Der Weltverband der Zahnärzte FDI empfiehlt:

  • Die weitere Entwicklung und Einführung eines Klassifikationssystems für Kariesläsionen und eines Kariesmanagementsystems einschließlich Risikoabschätzung und Prävention, das den gesamten Kariesbefall (klinisch) auf Ebene der Bevölkerung und auf Ebene der Einzelpersonen beschreiben und dokumentieren kann.
  • Verwendung des Systems der Kariesklassifizierung und des Kariesmanagements als Grundlage für die Kommunikation mit Patienten, Gesundheitsfachkräften und Regierungen sowie deren Unterrichtung über Karies, Kariesprävention und Kariesmanagement.
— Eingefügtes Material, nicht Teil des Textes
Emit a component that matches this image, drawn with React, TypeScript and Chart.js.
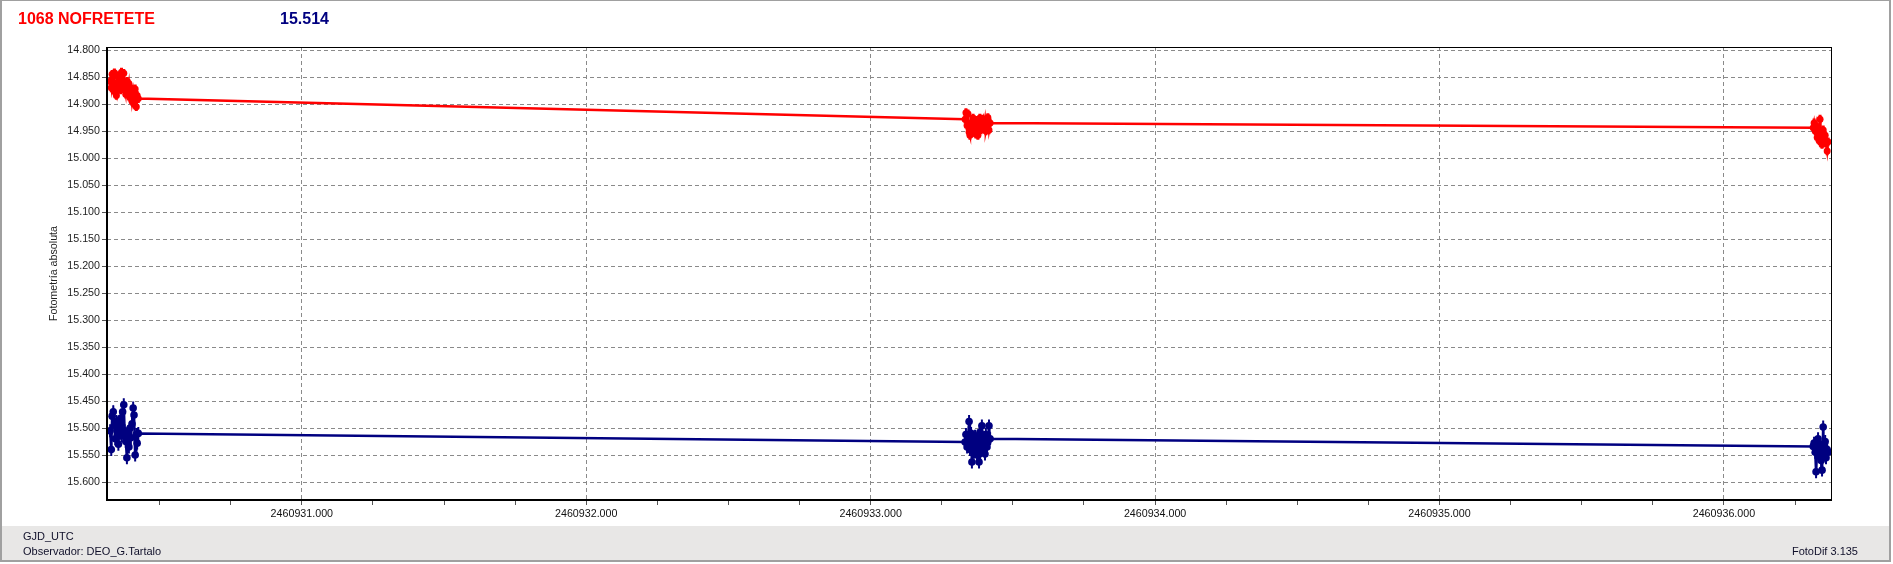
import React, { useEffect, useRef } from 'react';
import { Chart, registerables } from 'chart.js';

Chart.register(...registerables);

const starName = '1068 NOFRETETE';
const compMag = '15.514';
const yAxisTitle = 'Fotometría absoluta';
const xAxisName = 'GJD_UTC';
const observer = 'Observador: DEO_G.Tartalo';
const software = 'FotoDif 3.135';

// Observation times (GJD_UTC)
const times: number[] = [
  2460930.326, 2460930.330, 2460930.333, 2460930.337, 2460930.341, 2460930.344, 2460930.348,
  2460930.352, 2460930.355, 2460930.359, 2460930.363, 2460930.366, 2460930.370, 2460930.374,
  2460930.377, 2460930.381, 2460930.385, 2460930.388, 2460930.392, 2460930.396, 2460930.399,
  2460930.403, 2460930.407, 2460930.410, 2460930.414, 2460930.418, 2460930.421, 2460930.425,
  2460933.332, 2460933.335, 2460933.339, 2460933.342, 2460933.346, 2460933.349, 2460933.353,
  2460933.356, 2460933.360, 2460933.363, 2460933.367, 2460933.370, 2460933.374, 2460933.377,
  2460933.381, 2460933.384, 2460933.388, 2460933.391, 2460933.395, 2460933.398, 2460933.402,
  2460933.405, 2460933.409, 2460933.412, 2460933.416, 2460933.420,
  2460936.314, 2460936.317, 2460936.321, 2460936.324, 2460936.328, 2460936.331, 2460936.335,
  2460936.338, 2460936.342, 2460936.345, 2460936.349, 2460936.352, 2460936.356, 2460936.359,
  2460936.363, 2460936.366,
];

// Variable star magnitudes (red)
const redMag: number[] = [
  14.858, 14.870, 14.845, 14.862, 14.842, 14.878, 14.884, 14.848, 14.866, 14.853, 14.874, 14.841,
  14.860, 14.843, 14.870, 14.882, 14.858, 14.876, 14.862, 14.888, 14.870, 14.895, 14.880, 14.900,
  14.872, 14.905, 14.884, 14.890,
  14.928, 14.916, 14.940, 14.918, 14.952, 14.958, 14.935, 14.945, 14.926, 14.950, 14.938, 14.956,
  14.930, 14.958, 14.942, 14.926, 14.948, 14.935, 14.928, 14.945, 14.930, 14.950, 14.940, 14.925,
  14.948, 14.935,
  14.944, 14.935, 14.950, 14.940, 14.962, 14.945, 14.968, 14.928, 14.955, 14.975, 14.948, 14.965,
  14.958, 14.972, 14.987, 14.970,
];

// Comparison star magnitudes (navy)
const blueMag: number[] = [
  15.505, 15.540, 15.478, 15.470, 15.495, 15.520, 15.488, 15.512, 15.530, 15.498, 15.482, 15.515,
  15.470, 15.457, 15.505, 15.525, 15.555, 15.510, 15.535, 15.500, 15.518, 15.492, 15.463, 15.476,
  15.550, 15.512, 15.528, 15.510,
  15.526, 15.512, 15.535, 15.520, 15.488, 15.540, 15.510, 15.563, 15.530, 15.545, 15.515, 15.538,
  15.550, 15.525, 15.563, 15.508, 15.542, 15.496, 15.530, 15.518, 15.548, 15.512, 15.535, 15.525,
  15.496, 15.520,
  15.534, 15.528, 15.545, 15.581, 15.540, 15.520, 15.552, 15.530, 15.560, 15.578, 15.498, 15.548,
  15.525, 15.555, 15.540, 15.545,
];

const redErr = 0.008;
const blueErr = 0.012;

const yTickValues: number[] = [
  14.8, 14.85, 14.9, 14.95, 15.0, 15.05, 15.1, 15.15, 15.2, 15.25, 15.3, 15.35, 15.4, 15.45,
  15.5, 15.55, 15.6,
];
const xFirstTick = 2460930.5;
const xTickStep = 0.25;
const xMin = 2460930.315;
const xMax = 2460936.38;
const yMin = 14.7944;
const yMax = 15.6333;

const FONT = '"Liberation Sans", Arial, sans-serif';
const RED = '#ff0000';
const NAVY = '#000080';

const errorBarPlugin = {
  id: 'errorBars',
  beforeDatasetsDraw(chart: any) {
    const { ctx, scales, chartArea } = chart;
    const xs = scales.x;
    const ys = scales.y;
    ctx.save();
    ctx.beginPath();
    ctx.rect(chartArea.left, chartArea.top, chartArea.right - chartArea.left, chartArea.bottom - chartArea.top);
    ctx.clip();
    chart.data.datasets.forEach((ds: any) => {
      ctx.strokeStyle = ds.borderColor;
      ctx.lineWidth = ds.errorWidth || 2;
      ctx.beginPath();
      ds.data.forEach((p: any) => {
        const px = xs.getPixelForValue(p.x);
        ctx.moveTo(px, ys.getPixelForValue(p.y - p.e));
        ctx.lineTo(px, ys.getPixelForValue(p.y + p.e));
      });
      ctx.stroke();
    });
    ctx.restore();
  },
};

const framePlugin = {
  id: 'frame',
  afterDraw(chart: any) {
    const { ctx, chartArea } = chart;
    const { left, right, top, bottom } = chartArea;
    ctx.save();
    ctx.fillStyle = '#000';
    ctx.fillRect(left - 1, top, 2, bottom - top + 1);
    ctx.fillRect(left - 1, bottom - 1, right - left + 1, 2);
    ctx.fillRect(left - 1, top, right - left + 1, 1);
    ctx.fillRect(right - 1, top, 1, bottom - top + 1);
    ctx.restore();
  },
};

export default function App() {
  const ref = useRef<HTMLCanvasElement>(null);

  useEffect(() => {
    document.body.style.margin = '0';
    document.body.style.overflow = 'hidden';
    const canvas = ref.current!;
    const mk = (mags: number[], err: number) => times.map((t, i) => ({ x: t, y: mags[i], e: err }));
    const chart = new Chart(canvas, {
      type: 'scatter',
      data: {
        datasets: [
          {
            label: starName,
            data: mk(redMag, redErr) as any,
            borderColor: RED,
            backgroundColor: RED,
            pointBackgroundColor: RED,
            pointBorderWidth: 0,
            pointRadius: 3.5,
            showLine: true,
            borderWidth: 2.5,
            tension: 0,
            errorWidth: 3,
          },
          {
            label: compMag,
            data: mk(blueMag, blueErr) as any,
            borderColor: NAVY,
            backgroundColor: NAVY,
            pointBackgroundColor: NAVY,
            pointBorderWidth: 0,
            pointRadius: 3.8,
            showLine: true,
            borderWidth: 2.5,
            tension: 0,
            errorWidth: 2,
          },
        ] as any,
      },
      options: {
        responsive: false,
        animation: false,
        devicePixelRatio: 1,
        layout: { padding: { left: 0, right: 61, top: 47, bottom: 38 } },
        plugins: { legend: { display: false }, tooltip: { enabled: false } },
        scales: {
          x: {
            type: 'linear',
            min: xMin,
            max: xMax,
            afterBuildTicks: (s: any) => {
              const arr: { value: number }[] = [];
              for (let v = xFirstTick; v <= xMax; v += xTickStep) arr.push({ value: v });
              s.ticks = arr;
            },
            afterFit: (s: any) => {
              s.height = 26;
            },
            ticks: {
              callback: (v: any) => (Number.isInteger(Number(v)) ? Number(v).toFixed(3) : ''),
              autoSkip: false,
              maxRotation: 0,
              minRotation: 0,
              padding: 3,
              color: '#111',
              font: { family: FONT, size: 10.7 },
            },
            grid: {
              color: (c: any) => (c.tick && Number.isInteger(c.tick.value) ? '#8a8a8a' : 'rgba(0,0,0,0)'),
              lineWidth: 1,
              tickLength: 5,
              tickColor: '#555',
              tickBorderDash: [],
            },
            border: { display: false, dash: [4, 3] },
          },
          y: {
            type: 'linear',
            reverse: true,
            min: yMin,
            max: yMax,
            afterBuildTicks: (s: any) => {
              s.ticks = yTickValues.map((v) => ({ value: v }));
            },
            afterFit: (s: any) => {
              s.width = 107;
            },
            ticks: {
              callback: (v: any) => Number(v).toFixed(3),
              autoSkip: false,
              padding: 2,
              color: '#1e1e1e',
              font: { family: FONT, size: 10.7 },
            },
            grid: {
              color: '#8a8a8a',
              lineWidth: 1,
              tickLength: 5,
              tickColor: '#555',
              tickBorderDash: [],
            },
            border: { display: false, dash: [4, 3] },
            title: {
              display: true,
              text: yAxisTitle,
              color: '#1e1e1e',
              font: { family: FONT, size: 10.7 },
              padding: { top: 48, bottom: 0 },
            },
          },
        },
      } as any,
      plugins: [errorBarPlugin, framePlugin],
    });
    return () => chart.destroy();
  }, []);

  const footerText: React.CSSProperties = {
    position: 'absolute',
    fontFamily: FONT,
    fontSize: 11,
    lineHeight: '13px',
    color: '#10102a',
    whiteSpace: 'nowrap',
  };
  const titleText: React.CSSProperties = {
    position: 'absolute',
    top: 11,
    fontFamily: FONT,
    fontSize: 16,
    fontWeight: 'bold',
    lineHeight: '16px',
    whiteSpace: 'nowrap',
  };

  return (
    <div style={{ position: 'relative', width: 1893, height: 564, background: '#fff', overflow: 'hidden' }}>
      <div style={{ position: 'absolute', left: 2, top: 526, width: 1887, height: 34, background: '#e8e7e6' }} />
      <div
        style={{
          position: 'absolute',
          left: 0,
          top: 0,
          width: 1891,
          height: 562,
          boxSizing: 'border-box',
          borderLeft: '2px solid #a0a0a0',
          borderTop: '1px solid #a0a0a0',
          borderRight: '2px solid #a0a0a0',
          borderBottom: '2px solid #a0a0a0',
        }}
      />
      <canvas ref={ref} width={1893} height={564} style={{ position: 'absolute', left: 0, top: 0, display: 'block' }} />
      <div style={{ ...titleText, left: 18, color: RED }}>{starName}</div>
      <div style={{ ...titleText, left: 280, color: NAVY }}>{compMag}</div>
      <div style={{ ...footerText, left: 23, top: 530 }}>{xAxisName}</div>
      <div style={{ ...footerText, left: 23, top: 545 }}>{observer}</div>
      <div style={{ ...footerText, right: 35, top: 545 }}>{software}</div>
    </div>
  );
}
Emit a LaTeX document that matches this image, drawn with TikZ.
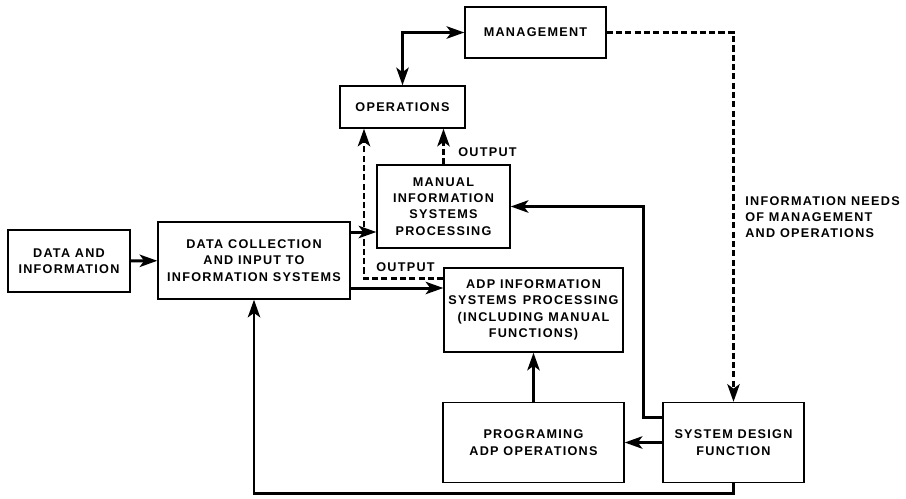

  • Verwendung des Systems der Klassifikation und des Managements von Karies als Rahmen für die Gestaltung einer zweckmäßigen Gesundheitspolitik und für angemessene Planungsentscheidungen sowie für eine zweckmäßige und kosteneffektive Umsetzung der Planung des Kariesmanagements.
  • Entwicklung adäquater und geeigneter Systeme für Überwachung, Protokollierung und IT-Unterstützung.
  • Nutzung bisheriger, laufender und zukünftiger Forschungsprojekte zur Verbesserung der Systeme und ihrer Anwendung als Ziel mit Priorität.